- [DIRECTIONS]: Faithfully return all lines, omitting every embedded picture.

>> begin

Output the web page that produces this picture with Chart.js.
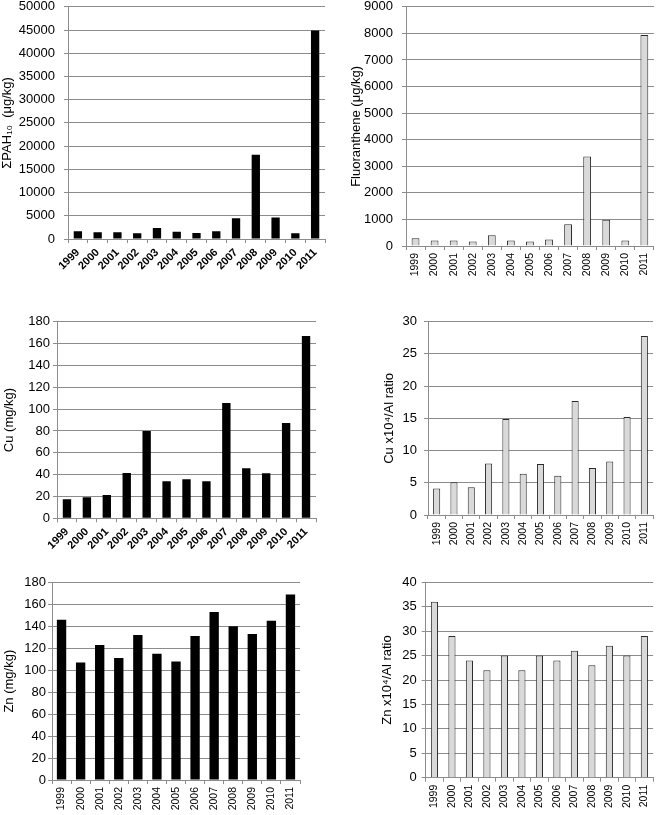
<!DOCTYPE html>
<html>
<head>
<meta charset="utf-8">
<script src="https://cdn.jsdelivr.net/npm/chart.js@4.4.0/dist/chart.umd.min.js"></script>
<style>
    html, body { margin: 0; padding: 0; background: #fff; overflow: hidden; }
    body { width: 660px; height: 815px; position: relative; }
    canvas { position: absolute; }
</style>
</head>
<body>
<canvas id="chartPah"></canvas>
<canvas id="chartFluor"></canvas>
<canvas id="chartCu"></canvas>
<canvas id="chartCuRatio"></canvas>
<canvas id="chartZn"></canvas>
<canvas id="chartZnRatio"></canvas>
<script>
// Datos
const years = ['1999', '2000', '2001', '2002', '2003', '2004', '2005', '2006', '2007', '2008', '2009', '2010', '2011'];
const pahValues = [1650, 1430, 1430, 1220, 2350, 1560, 1280, 1650, 4490, 18160, 4630, 1220, 44870];
const fluorantheneValues = [290, 210, 210, 170, 400, 210, 170, 240, 820, 3370, 990, 210, 7940];
const cuValues = [17.4, 19.2, 21.3, 41.5, 80, 33.9, 35.7, 33.9, 105.6, 45.8, 41.2, 87.3, 167];
const cuRatioValues = [4.1, 5.1, 4.3, 8.0, 14.9, 6.4, 7.9, 6.1, 17.7, 7.3, 8.3, 15.2, 27.8];
const znValues = [146, 107, 123, 111, 132, 115, 108, 131, 153, 140, 133, 145, 169];
const znRatioValues = [36, 29, 24, 22, 25, 22, 25, 24, 26, 23, 27, 25, 29];

// Escalas (max, paso)
const pahTicks = [50000, 5000];
const fluorTicks = [9000, 1000];
const cuTicks = [180, 20];
const cuRatioTicks = [30, 5];
const znTicks = [180, 20];
const znRatioTicks = [40, 5];

Chart.defaults.font.family = '"Liberation Sans", Arial, sans-serif';
Chart.defaults.color = '#000';

const gris = '#8c8c8c';

function crearGrafico(id, caja, valores, escala, conf) {
    const canvas = document.getElementById(id);
    canvas.width = caja.w;
    canvas.height = caja.h;
    canvas.style.left = caja.left + 'px';
    canvas.style.top = caja.top + 'px';

    new Chart(canvas, {
        type: 'bar',
        data: {
            labels: years,
            datasets: [{
                data: valores,
                backgroundColor: conf.relleno,
                borderColor: conf.borde,
                borderWidth: conf.anchoBorde,
                barPercentage: conf.barra,
                categoryPercentage: 1
            }]
        },
        options: {
            responsive: false,
            animation: false,
            layout: {
                padding: {
                    top: caja.arriba - caja.top,
                    right: caja.left + caja.w - caja.derecha,
                    left: 0,
                    bottom: 0
                }
            },
            plugins: {
                legend: { display: false },
                tooltip: { enabled: false }
            },
            scales: {
                x: {
                    grid: { offset: true, drawOnChartArea: false, color: gris, tickLength: 4 },
                    border: { color: gris },
                    ticks: {
                        autoSkip: false,
                        minRotation: conf.rotacion,
                        maxRotation: conf.rotacion,
                        padding: conf.padX,
                        font: { size: conf.negrita ? 11 : 10.5, weight: conf.negrita ? 'bold' : 'normal' }
                    },
                    afterFit: s => { s.height = caja.top + caja.h - caja.cero; }
                },
                y: {
                    min: 0,
                    max: escala[0],
                    grid: { color: gris, tickLength: 4 },
                    border: { color: gris },
                    ticks: {
                        stepSize: escala[1],
                        padding: conf.padY,
                        font: { size: 13 },
                        callback: v => String(v)
                    },
                    title: {
                        display: true,
                        text: conf.titulo,
                        font: { size: 13 },
                        padding: { top: conf.padTitulo, bottom: 0 }
                    },
                    afterFit: s => { s.width = caja.eje - caja.left; }
                }
            }
        }
    });
}

const negro = { relleno: '#000', borde: '#000', anchoBorde: 0 };
const claro = { relleno: '#d9d9d9', borde: '#2a2a2a', anchoBorde: 1 };

crearGrafico('chartPah',
    { left: 0, top: -10, w: 330, h: 285, eje: 68, arriba: 5, cero: 239, derecha: 325 },
    pahValues, pahTicks,
    Object.assign({}, negro, { barra: 0.42, rotacion: 45, negrita: true, padX: 3, padY: 9, padTitulo: 0, titulo: 'ΣPAH₁₀  (μg/kg)' }));

crearGrafico('chartFluor',
    { left: 330, top: -10, w: 330, h: 290, eje: 406, arriba: 5, cero: 246, derecha: 659 },
    fluorantheneValues, fluorTicks,
    Object.assign({}, claro, { barra: 0.41, rotacion: 90, negrita: false, padX: 3, padY: 9, padTitulo: 19, titulo: 'Fluoranthene (μg/kg)' }));

crearGrafico('chartCu',
    { left: 0, top: 305, w: 330, h: 250, eje: 57, arriba: 321.7, cero: 518.3, derecha: 316 },
    cuValues, cuTicks,
    Object.assign({}, negro, { barra: 0.42, rotacion: 45, negrita: true, padX: 3, padY: 3, padTitulo: 2, titulo: 'Cu (mg/kg)' }));

crearGrafico('chartCuRatio',
    { left: 330, top: 305, w: 330, h: 250, eje: 428, arriba: 321.7, cero: 515, derecha: 659 },
    cuRatioValues, cuRatioTicks,
    Object.assign({}, claro, { barra: 0.41, rotacion: 90, negrita: false, padX: 3, padY: 7, padTitulo: 52, titulo: 'Cu x10⁴/Al ratio' }));

crearGrafico('chartZn',
    { left: 0, top: 565, w: 330, h: 250, eje: 52, arriba: 582.3, cero: 780, derecha: 300 },
    znValues, znTicks,
    Object.assign({}, negro, { barra: 0.49, rotacion: 90, negrita: false, padX: 3, padY: 2, padTitulo: 2, titulo: 'Zn (mg/kg)' }));

crearGrafico('chartZnRatio',
    { left: 330, top: 565, w: 330, h: 250, eje: 425.7, arriba: 582.3, cero: 777.7, derecha: 659 },
    znRatioValues, znRatioTicks,
    Object.assign({}, claro, { barra: 0.41, rotacion: 90, negrita: false, padX: 3, padY: 5, padTitulo: 50, titulo: 'Zn x10⁴/Al ratio' }));
</script>
</body>
</html>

>> end

- [RIGHT ANSWER]:
Output the web page that produces this picture with Chart.js.
<!DOCTYPE html>
<html>
<head>
<meta charset="utf-8">
<script src="https://cdn.jsdelivr.net/npm/chart.js@4.4.0/dist/chart.umd.min.js"></script>
<style>
    html, body { margin: 0; padding: 0; background: #fff; overflow: hidden; }
    body { width: 660px; height: 815px; position: relative; }
    canvas { position: absolute; }
</style>
</head>
<body>
<canvas id="chartPah"></canvas>
<canvas id="chartFluor"></canvas>
<canvas id="chartCu"></canvas>
<canvas id="chartCuRatio"></canvas>
<canvas id="chartZn"></canvas>
<canvas id="chartZnRatio"></canvas>
<script>
// Datos
const years = ['1999', '2000', '2001', '2002', '2003', '2004', '2005', '2006', '2007', '2008', '2009', '2010', '2011'];
const pahValues = [1650, 1430, 1430, 1220, 2350, 1560, 1280, 1650, 4490, 18160, 4630, 1220, 44870];
const fluorantheneValues = [290, 210, 210, 170, 400, 210, 170, 240, 820, 3370, 990, 210, 7940];
const cuValues = [17.4, 19.2, 21.3, 41.5, 80, 33.9, 35.7, 33.9, 105.6, 45.8, 41.2, 87.3, 167];
const cuRatioValues = [4.1, 5.1, 4.3, 8.0, 14.9, 6.4, 7.9, 6.1, 17.7, 7.3, 8.3, 15.2, 27.8];
const znValues = [146, 107, 123, 111, 132, 115, 108, 131, 153, 140, 133, 145, 169];
const znRatioValues = [36, 29, 24, 22, 25, 22, 25, 24, 26, 23, 27, 25, 29];

// Escalas (max, paso)
const pahTicks = [50000, 5000];
const fluorTicks = [9000, 1000];
const cuTicks = [180, 20];
const cuRatioTicks = [30, 5];
const znTicks = [180, 20];
const znRatioTicks = [40, 5];

Chart.defaults.font.family = '"Liberation Sans", Arial, sans-serif';
Chart.defaults.color = '#000';

const gris = '#8c8c8c';

function crearGrafico(id, caja, valores, escala, conf) {
    const canvas = document.getElementById(id);
    canvas.width = caja.w;
    canvas.height = caja.h;
    canvas.style.left = caja.left + 'px';
    canvas.style.top = caja.top + 'px';

    new Chart(canvas, {
        type: 'bar',
        data: {
            labels: years,
            datasets: [{
                data: valores,
                backgroundColor: conf.relleno,
                borderColor: conf.borde,
                borderWidth: conf.anchoBorde,
                barPercentage: conf.barra,
                categoryPercentage: 1
            }]
        },
        options: {
            responsive: false,
            animation: false,
            layout: {
                padding: {
                    top: caja.arriba - caja.top,
                    right: caja.left + caja.w - caja.derecha,
                    left: 0,
                    bottom: 0
                }
            },
            plugins: {
                legend: { display: false },
                tooltip: { enabled: false }
            },
            scales: {
                x: {
                    grid: { offset: true, drawOnChartArea: false, color: gris, tickLength: 4 },
                    border: { color: gris },
                    ticks: {
                        autoSkip: false,
                        minRotation: conf.rotacion,
                        maxRotation: conf.rotacion,
                        padding: conf.padX,
                        font: { size: conf.negrita ? 11 : 10.5, weight: conf.negrita ? 'bold' : 'normal' }
                    },
                    afterFit: s => { s.height = caja.top + caja.h - caja.cero; }
                },
                y: {
                    min: 0,
                    max: escala[0],
                    grid: { color: gris, tickLength: 4 },
                    border: { color: gris },
                    ticks: {
                        stepSize: escala[1],
                        padding: conf.padY,
                        font: { size: 13 },
                        callback: v => String(v)
                    },
                    title: {
                        display: true,
                        text: conf.titulo,
                        font: { size: 13 },
                        padding: { top: conf.padTitulo, bottom: 0 }
                    },
                    afterFit: s => { s.width = caja.eje - caja.left; }
                }
            }
        }
    });
}

const negro = { relleno: '#000', borde: '#000', anchoBorde: 0 };
const claro = { relleno: '#d9d9d9', borde: '#2a2a2a', anchoBorde: 1 };

crearGrafico('chartPah',
    { left: 0, top: -10, w: 330, h: 285, eje: 68, arriba: 5, cero: 239, derecha: 325 },
    pahValues, pahTicks,
    Object.assign({}, negro, { barra: 0.42, rotacion: 45, negrita: true, padX: 3, padY: 9, padTitulo: 0, titulo: 'ΣPAH₁₀  (μg/kg)' }));

crearGrafico('chartFluor',
    { left: 330, top: -10, w: 330, h: 290, eje: 406, arriba: 5, cero: 246, derecha: 659 },
    fluorantheneValues, fluorTicks,
    Object.assign({}, claro, { barra: 0.41, rotacion: 90, negrita: false, padX: 3, padY: 9, padTitulo: 19, titulo: 'Fluoranthene (μg/kg)' }));

crearGrafico('chartCu',
    { left: 0, top: 305, w: 330, h: 250, eje: 57, arriba: 321.7, cero: 518.3, derecha: 316 },
    cuValues, cuTicks,
    Object.assign({}, negro, { barra: 0.42, rotacion: 45, negrita: true, padX: 3, padY: 3, padTitulo: 2, titulo: 'Cu (mg/kg)' }));

crearGrafico('chartCuRatio',
    { left: 330, top: 305, w: 330, h: 250, eje: 428, arriba: 321.7, cero: 515, derecha: 659 },
    cuRatioValues, cuRatioTicks,
    Object.assign({}, claro, { barra: 0.41, rotacion: 90, negrita: false, padX: 3, padY: 7, padTitulo: 52, titulo: 'Cu x10⁴/Al ratio' }));

crearGrafico('chartZn',
    { left: 0, top: 565, w: 330, h: 250, eje: 52, arriba: 582.3, cero: 780, derecha: 300 },
    znValues, znTicks,
    Object.assign({}, negro, { barra: 0.49, rotacion: 90, negrita: false, padX: 3, padY: 2, padTitulo: 2, titulo: 'Zn (mg/kg)' }));

crearGrafico('chartZnRatio',
    { left: 330, top: 565, w: 330, h: 250, eje: 425.7, arriba: 582.3, cero: 777.7, derecha: 659 },
    znRatioValues, znRatioTicks,
    Object.assign({}, claro, { barra: 0.41, rotacion: 90, negrita: false, padX: 3, padY: 5, padTitulo: 50, titulo: 'Zn x10⁴/Al ratio' }));
</script>
</body>
</html>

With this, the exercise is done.